The ever-increasing scrutiny of polymer environmental issues calls for advancements in polymers derived from sustainable sources, which can include biobased precursors. However, biobased polymers often exhibit properties inferior to petrochemical-based materials. Here, we address this issue relevant in the development of polyhydroxyurethane (PHU) foams made from the tandem aminolysis-decarboxylation of dimer-acid-derived cyclic carbonates by probing the effects of thiol structure and functionality on foam properties. Incorporating difunctional, trifunctional, and tetrafunctional thiols, we observed that the foam morphology is independent of thiol structure. Using dynamic mechanical analysis, compressive testing, and hysteresis testing, we demonstrated enhancements of mechanical properties due to increase in cross-link density.

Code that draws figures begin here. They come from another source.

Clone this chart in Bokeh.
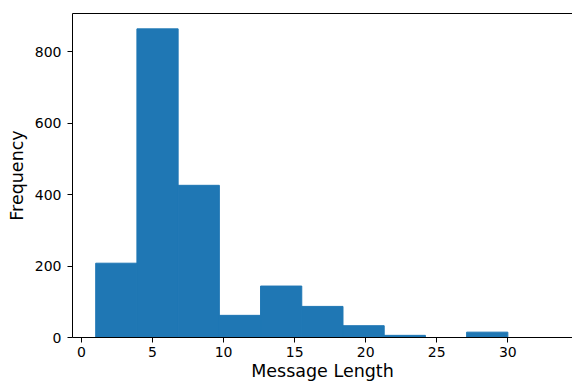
from bokeh.plotting import figure
from bokeh.models import ColumnDataSource, FixedTicker, LinearAxis, Range1d
from bokeh.embed import file_html
from bokeh.resources import INLINE

# Histogram data (10 bins)
bin_left = [1.0, 3.9, 6.8, 9.7, 12.6, 15.5, 18.4, 21.3, 24.2, 27.1]
bin_right = [3.9, 6.8, 9.7, 12.6, 15.5, 18.4, 21.3, 24.2, 27.1, 30.0]
counts = [208, 864, 426, 62, 144, 87, 33, 6, 0, 15]

x_ticks = [0, 5, 10, 15, 20, 25, 30]
y_ticks = [0, 200, 400, 600, 800]

x_title = "Message Length"
y_title = "Frequency"

FONT = "DejaVu Sans"
BLUE = "#1f77b4"

src = ColumnDataSource(dict(left=bin_left, right=bin_right, top=counts,
                            bottom=[0] * len(counts)))

p = figure(width=572, height=383, output_backend="svg", toolbar_location=None,
           x_range=Range1d(-0.633, 34.55), y_range=Range1d(0, 907),
           min_border_left=72, min_border_top=13, min_border_bottom=46,
           min_border_right=0)
p.quad(left="left", right="right", top="top", bottom="bottom", source=src,
       fill_color=BLUE, line_color=BLUE, line_width=1)

p.xgrid.grid_line_color = None
p.ygrid.grid_line_color = None
p.outline_line_color = None
p.background_fill_color = "white"
p.border_fill_color = "white"

for ax, ticks in ((p.xaxis[0], x_ticks), (p.yaxis[0], y_ticks)):
    ax.ticker = FixedTicker(ticks=ticks)
    ax.minor_tick_line_color = None
    ax.major_tick_in = 0
    ax.major_tick_out = 5
    ax.major_tick_line_color = "black"
    ax.axis_line_color = "black"
    ax.major_label_text_font = FONT
    ax.major_label_text_font_size = "14px"
    ax.major_label_text_color = "black"
    ax.axis_label_text_font = FONT
    ax.axis_label_text_font_size = "17.5px"
    ax.axis_label_text_font_style = "normal"
    ax.axis_label_text_color = "black"

p.xaxis[0].axis_label = x_title
p.xaxis[0].major_label_standoff = 4
p.xaxis[0].axis_label_standoff = 1
p.yaxis[0].axis_label = y_title
p.yaxis[0].major_label_standoff = 6
p.yaxis[0].axis_label_standoff = 5

top_axis = LinearAxis(major_tick_line_color=None, minor_tick_line_color=None,
                      major_label_text_font_size="0px", axis_line_color="black",
                      major_tick_in=0, major_tick_out=0, major_label_standoff=0)
top_axis.ticker = FixedTicker(ticks=[])
p.add_layout(top_axis, "above")

open("out.html", "w").write(file_html(p, INLINE))
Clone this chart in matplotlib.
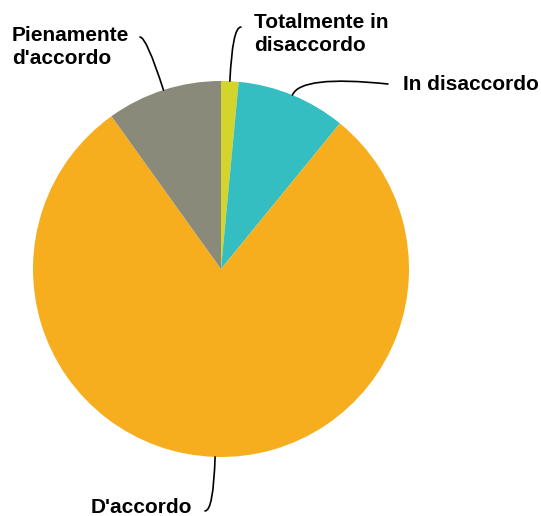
import numpy as np
import matplotlib
matplotlib.use("Agg")
from matplotlib import pyplot as plt

labels = ["Totalmente in\ndisaccordo", "In disaccordo", "D'accordo", "Pienamente\nd'accordo"]
values = [1.5, 9.4, 79.2, 9.9]
colors = ["#D3D52C", "#35BEC1", "#F6AE1E", "#8A8A7A"]

# label text position (data units, pie radius = 1), alignment, line end, line angle at end
label_pos = [(0.176, 1.250), (0.968, 0.979), (-0.154, -1.271), (-1.112, 1.181)]
label_ha = ["left", "left", "right", "left"]
line_end = [(0.106, 1.287), (0.888, 0.984), (-0.085, -1.287), (-0.431, 1.234)]
end_angle = [0, 174, 0, 0]

fig = plt.figure(figsize=(5.41, 5.16), dpi=100)
ax = fig.add_axes([0, 0, 1, 1])
wedges, _ = ax.pie(values, colors=colors, startangle=90, counterclock=False,
                   radius=1, wedgeprops=dict(linewidth=0))
ax.set_xlim(-221 / 188, 320 / 188)
ax.set_ylim(-247 / 188, 269 / 188)
ax.set_aspect("auto")
ax.axis("off")

for i, w in enumerate(wedges):
    mid = np.deg2rad((w.theta1 + w.theta2) / 2)
    anchor = (np.cos(mid), np.sin(mid))
    ax.annotate("", xy=anchor, xytext=line_end[i],
                arrowprops=dict(arrowstyle="-", color="black", lw=1.2,
                                shrinkA=0, shrinkB=0,
                                connectionstyle="angle3,angleA=%d,angleB=%.1f"
                                % (end_angle[i], np.rad2deg(mid))))
    ax.text(label_pos[i][0], label_pos[i][1], labels[i], ha=label_ha[i], va="center",
            fontsize=15, fontweight="bold", family="Liberation Sans",
            linespacing=1.25)

fig.savefig("out.png", dpi=100)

Additionally, with the glass transition temperature well below room temperature, the foams are categorized as high-resiliency flexible foams. Then, we reprocessed the foams into bulk materials via hydroxyurethane dynamic chemistry, showing full recovery of cross-link density and demonstrating added sustainability and recyclability benefits of these materials. Moreover, the utility of the reprocessed films as dimensionally stable elastomers is demonstrated by the elevatedtemperature creep arrest. Notably, cyclic carbonates derived from dimer acid also contain ester groups that can exchange during reprocessing. We performed stress relaxation experiments and demonstrated that transesterification plays a key role in tuning the relaxation phenomena. This study elucidates the modular control of PHU foam mechanical properties and demonstrates the tunable design and relaxation behaviors of biobased PHU foams.